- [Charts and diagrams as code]
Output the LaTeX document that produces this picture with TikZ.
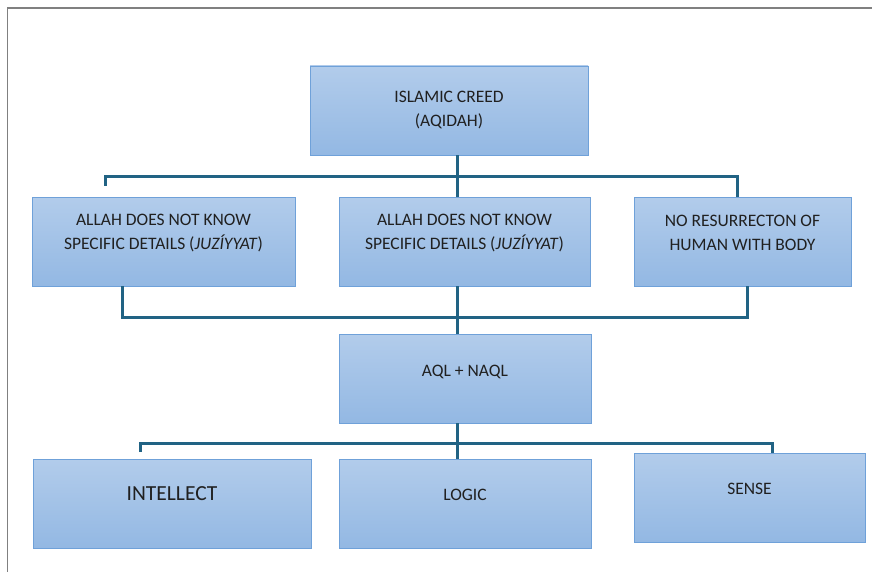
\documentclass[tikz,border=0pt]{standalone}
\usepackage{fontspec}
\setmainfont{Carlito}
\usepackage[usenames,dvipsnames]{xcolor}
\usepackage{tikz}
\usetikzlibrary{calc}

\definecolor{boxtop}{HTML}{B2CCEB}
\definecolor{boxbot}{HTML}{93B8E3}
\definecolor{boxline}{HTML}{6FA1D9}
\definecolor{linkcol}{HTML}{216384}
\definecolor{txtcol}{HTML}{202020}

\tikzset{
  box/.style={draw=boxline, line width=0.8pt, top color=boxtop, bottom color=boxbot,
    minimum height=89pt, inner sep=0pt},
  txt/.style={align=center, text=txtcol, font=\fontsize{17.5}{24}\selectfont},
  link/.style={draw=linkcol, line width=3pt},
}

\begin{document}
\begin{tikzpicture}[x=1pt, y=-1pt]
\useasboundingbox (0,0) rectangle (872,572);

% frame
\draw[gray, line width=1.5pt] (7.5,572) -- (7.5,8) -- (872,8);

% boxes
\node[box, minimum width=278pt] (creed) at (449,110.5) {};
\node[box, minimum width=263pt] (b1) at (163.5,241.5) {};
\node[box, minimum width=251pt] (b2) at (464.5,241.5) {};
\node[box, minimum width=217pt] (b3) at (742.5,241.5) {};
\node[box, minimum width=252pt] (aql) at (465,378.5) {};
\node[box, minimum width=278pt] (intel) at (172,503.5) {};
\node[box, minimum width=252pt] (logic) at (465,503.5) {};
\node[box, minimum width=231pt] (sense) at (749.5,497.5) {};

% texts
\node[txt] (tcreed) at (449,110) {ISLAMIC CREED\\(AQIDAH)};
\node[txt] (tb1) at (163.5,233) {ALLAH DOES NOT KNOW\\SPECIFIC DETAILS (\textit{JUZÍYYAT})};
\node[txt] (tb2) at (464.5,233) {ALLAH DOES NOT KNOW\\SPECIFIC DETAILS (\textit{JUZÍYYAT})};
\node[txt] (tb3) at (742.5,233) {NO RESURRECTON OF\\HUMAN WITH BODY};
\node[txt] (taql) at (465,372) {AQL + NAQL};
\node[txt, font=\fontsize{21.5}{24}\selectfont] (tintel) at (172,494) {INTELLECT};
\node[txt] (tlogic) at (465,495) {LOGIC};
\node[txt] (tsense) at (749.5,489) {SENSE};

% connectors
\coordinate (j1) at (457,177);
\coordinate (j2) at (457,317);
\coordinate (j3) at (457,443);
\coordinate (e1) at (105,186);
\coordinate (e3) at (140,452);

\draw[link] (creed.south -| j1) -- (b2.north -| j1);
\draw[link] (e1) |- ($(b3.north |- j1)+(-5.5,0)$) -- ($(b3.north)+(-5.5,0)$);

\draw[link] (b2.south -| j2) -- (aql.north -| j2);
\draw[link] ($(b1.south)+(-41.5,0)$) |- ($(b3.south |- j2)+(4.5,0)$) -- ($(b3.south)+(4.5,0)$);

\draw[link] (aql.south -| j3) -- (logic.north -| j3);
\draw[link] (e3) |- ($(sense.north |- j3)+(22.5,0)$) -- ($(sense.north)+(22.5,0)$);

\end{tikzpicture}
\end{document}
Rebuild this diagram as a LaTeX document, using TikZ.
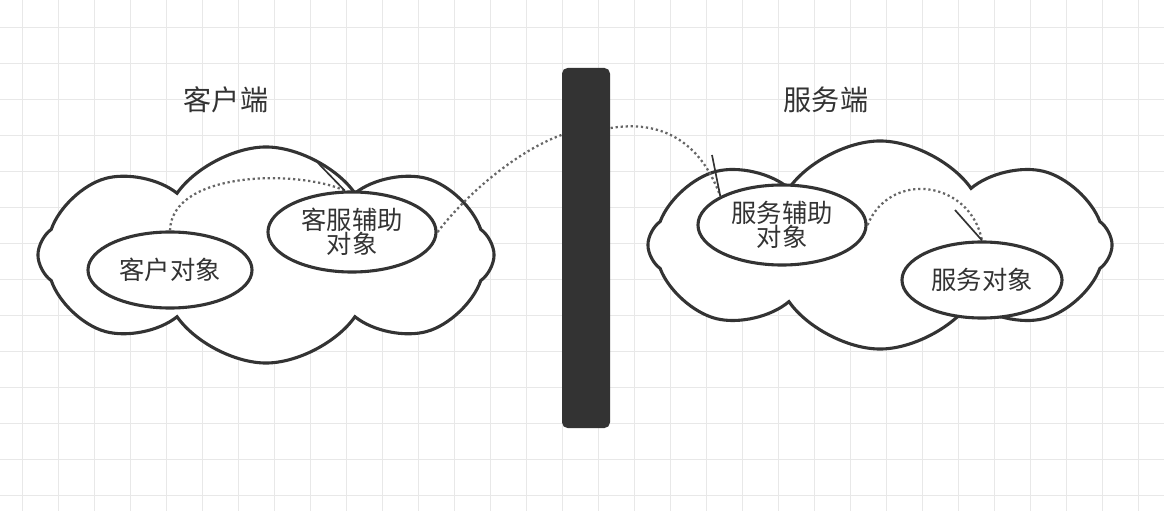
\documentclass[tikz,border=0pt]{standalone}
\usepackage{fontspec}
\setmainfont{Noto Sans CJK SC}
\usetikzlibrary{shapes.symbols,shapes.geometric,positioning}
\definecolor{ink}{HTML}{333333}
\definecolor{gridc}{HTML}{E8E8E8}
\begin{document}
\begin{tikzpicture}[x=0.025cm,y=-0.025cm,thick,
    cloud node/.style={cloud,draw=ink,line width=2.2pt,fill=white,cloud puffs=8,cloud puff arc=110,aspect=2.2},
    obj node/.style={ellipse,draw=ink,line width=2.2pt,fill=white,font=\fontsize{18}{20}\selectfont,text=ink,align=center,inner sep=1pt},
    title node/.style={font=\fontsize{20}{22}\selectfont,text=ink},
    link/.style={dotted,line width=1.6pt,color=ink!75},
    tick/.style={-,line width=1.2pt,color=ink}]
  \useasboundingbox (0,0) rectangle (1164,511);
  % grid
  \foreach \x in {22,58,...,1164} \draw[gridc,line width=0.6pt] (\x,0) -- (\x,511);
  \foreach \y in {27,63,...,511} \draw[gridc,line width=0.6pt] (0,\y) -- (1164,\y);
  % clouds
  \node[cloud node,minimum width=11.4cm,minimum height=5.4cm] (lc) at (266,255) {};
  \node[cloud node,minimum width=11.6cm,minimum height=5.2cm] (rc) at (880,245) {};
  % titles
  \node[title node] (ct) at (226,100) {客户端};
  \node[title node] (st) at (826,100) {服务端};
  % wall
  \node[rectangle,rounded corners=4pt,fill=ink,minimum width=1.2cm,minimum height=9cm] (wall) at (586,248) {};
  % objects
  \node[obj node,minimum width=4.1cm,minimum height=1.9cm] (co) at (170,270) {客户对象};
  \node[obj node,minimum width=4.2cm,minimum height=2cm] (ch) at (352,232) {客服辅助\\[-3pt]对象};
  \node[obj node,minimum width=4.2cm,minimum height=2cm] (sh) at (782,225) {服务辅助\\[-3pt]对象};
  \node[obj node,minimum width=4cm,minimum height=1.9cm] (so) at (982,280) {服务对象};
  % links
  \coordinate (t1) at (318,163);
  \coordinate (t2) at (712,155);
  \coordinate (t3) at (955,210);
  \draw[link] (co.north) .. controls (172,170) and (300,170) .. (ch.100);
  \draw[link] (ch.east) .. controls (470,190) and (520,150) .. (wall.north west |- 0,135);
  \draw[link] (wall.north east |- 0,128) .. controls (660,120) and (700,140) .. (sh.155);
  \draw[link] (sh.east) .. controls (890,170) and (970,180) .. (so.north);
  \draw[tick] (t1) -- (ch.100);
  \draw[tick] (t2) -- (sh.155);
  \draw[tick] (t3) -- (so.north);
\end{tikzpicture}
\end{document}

- [GIVEN REQUEST]
Transcribe the material exactly, and leave out whatever pictures it holds.

- [REPLY]
Output the LaTeX document that produces this picture with TikZ.
\documentclass[tikz,border=0pt]{standalone}
\usepackage{fontspec}
\setmainfont{Carlito}
\usepackage[usenames,dvipsnames]{xcolor}
\usepackage{tikz}
\usetikzlibrary{calc}

\definecolor{boxtop}{HTML}{B2CCEB}
\definecolor{boxbot}{HTML}{93B8E3}
\definecolor{boxline}{HTML}{6FA1D9}
\definecolor{linkcol}{HTML}{216384}
\definecolor{txtcol}{HTML}{202020}

\tikzset{
  box/.style={draw=boxline, line width=0.8pt, top color=boxtop, bottom color=boxbot,
    minimum height=89pt, inner sep=0pt},
  txt/.style={align=center, text=txtcol, font=\fontsize{17.5}{24}\selectfont},
  link/.style={draw=linkcol, line width=3pt},
}

\begin{document}
\begin{tikzpicture}[x=1pt, y=-1pt]
\useasboundingbox (0,0) rectangle (872,572);

% frame
\draw[gray, line width=1.5pt] (7.5,572) -- (7.5,8) -- (872,8);

% boxes
\node[box, minimum width=278pt] (creed) at (449,110.5) {};
\node[box, minimum width=263pt] (b1) at (163.5,241.5) {};
\node[box, minimum width=251pt] (b2) at (464.5,241.5) {};
\node[box, minimum width=217pt] (b3) at (742.5,241.5) {};
\node[box, minimum width=252pt] (aql) at (465,378.5) {};
\node[box, minimum width=278pt] (intel) at (172,503.5) {};
\node[box, minimum width=252pt] (logic) at (465,503.5) {};
\node[box, minimum width=231pt] (sense) at (749.5,497.5) {};

% texts
\node[txt] (tcreed) at (449,110) {ISLAMIC CREED\\(AQIDAH)};
\node[txt] (tb1) at (163.5,233) {ALLAH DOES NOT KNOW\\SPECIFIC DETAILS (\textit{JUZÍYYAT})};
\node[txt] (tb2) at (464.5,233) {ALLAH DOES NOT KNOW\\SPECIFIC DETAILS (\textit{JUZÍYYAT})};
\node[txt] (tb3) at (742.5,233) {NO RESURRECTON OF\\HUMAN WITH BODY};
\node[txt] (taql) at (465,372) {AQL + NAQL};
\node[txt, font=\fontsize{21.5}{24}\selectfont] (tintel) at (172,494) {INTELLECT};
\node[txt] (tlogic) at (465,495) {LOGIC};
\node[txt] (tsense) at (749.5,489) {SENSE};

% connectors
\coordinate (j1) at (457,177);
\coordinate (j2) at (457,317);
\coordinate (j3) at (457,443);
\coordinate (e1) at (105,186);
\coordinate (e3) at (140,452);

\draw[link] (creed.south -| j1) -- (b2.north -| j1);
\draw[link] (e1) |- ($(b3.north |- j1)+(-5.5,0)$) -- ($(b3.north)+(-5.5,0)$);

\draw[link] (b2.south -| j2) -- (aql.north -| j2);
\draw[link] ($(b1.south)+(-41.5,0)$) |- ($(b3.south |- j2)+(4.5,0)$) -- ($(b3.south)+(4.5,0)$);

\draw[link] (aql.south -| j3) -- (logic.north -| j3);
\draw[link] (e3) |- ($(sense.north |- j3)+(22.5,0)$) -- ($(sense.north)+(22.5,0)$);

\end{tikzpicture}
\end{document}
Rebuild this diagram as a LaTeX document, using TikZ.
\documentclass[tikz,border=0pt]{standalone}
\usepackage{fontspec}
\setmainfont{Noto Sans CJK SC}
\usetikzlibrary{shapes.symbols,shapes.geometric,positioning}
\definecolor{ink}{HTML}{333333}
\definecolor{gridc}{HTML}{E8E8E8}
\begin{document}
\begin{tikzpicture}[x=0.025cm,y=-0.025cm,thick,
    cloud node/.style={cloud,draw=ink,line width=2.2pt,fill=white,cloud puffs=8,cloud puff arc=110,aspect=2.2},
    obj node/.style={ellipse,draw=ink,line width=2.2pt,fill=white,font=\fontsize{18}{20}\selectfont,text=ink,align=center,inner sep=1pt},
    title node/.style={font=\fontsize{20}{22}\selectfont,text=ink},
    link/.style={dotted,line width=1.6pt,color=ink!75},
    tick/.style={-,line width=1.2pt,color=ink}]
  \useasboundingbox (0,0) rectangle (1164,511);
  % grid
  \foreach \x in {22,58,...,1164} \draw[gridc,line width=0.6pt] (\x,0) -- (\x,511);
  \foreach \y in {27,63,...,511} \draw[gridc,line width=0.6pt] (0,\y) -- (1164,\y);
  % clouds
  \node[cloud node,minimum width=11.4cm,minimum height=5.4cm] (lc) at (266,255) {};
  \node[cloud node,minimum width=11.6cm,minimum height=5.2cm] (rc) at (880,245) {};
  % titles
  \node[title node] (ct) at (226,100) {客户端};
  \node[title node] (st) at (826,100) {服务端};
  % wall
  \node[rectangle,rounded corners=4pt,fill=ink,minimum width=1.2cm,minimum height=9cm] (wall) at (586,248) {};
  % objects
  \node[obj node,minimum width=4.1cm,minimum height=1.9cm] (co) at (170,270) {客户对象};
  \node[obj node,minimum width=4.2cm,minimum height=2cm] (ch) at (352,232) {客服辅助\\[-3pt]对象};
  \node[obj node,minimum width=4.2cm,minimum height=2cm] (sh) at (782,225) {服务辅助\\[-3pt]对象};
  \node[obj node,minimum width=4cm,minimum height=1.9cm] (so) at (982,280) {服务对象};
  % links
  \coordinate (t1) at (318,163);
  \coordinate (t2) at (712,155);
  \coordinate (t3) at (955,210);
  \draw[link] (co.north) .. controls (172,170) and (300,170) .. (ch.100);
  \draw[link] (ch.east) .. controls (470,190) and (520,150) .. (wall.north west |- 0,135);
  \draw[link] (wall.north east |- 0,128) .. controls (660,120) and (700,140) .. (sh.155);
  \draw[link] (sh.east) .. controls (890,170) and (970,180) .. (so.north);
  \draw[tick] (t1) -- (ch.100);
  \draw[tick] (t2) -- (sh.155);
  \draw[tick] (t3) -- (so.north);
\end{tikzpicture}
\end{document}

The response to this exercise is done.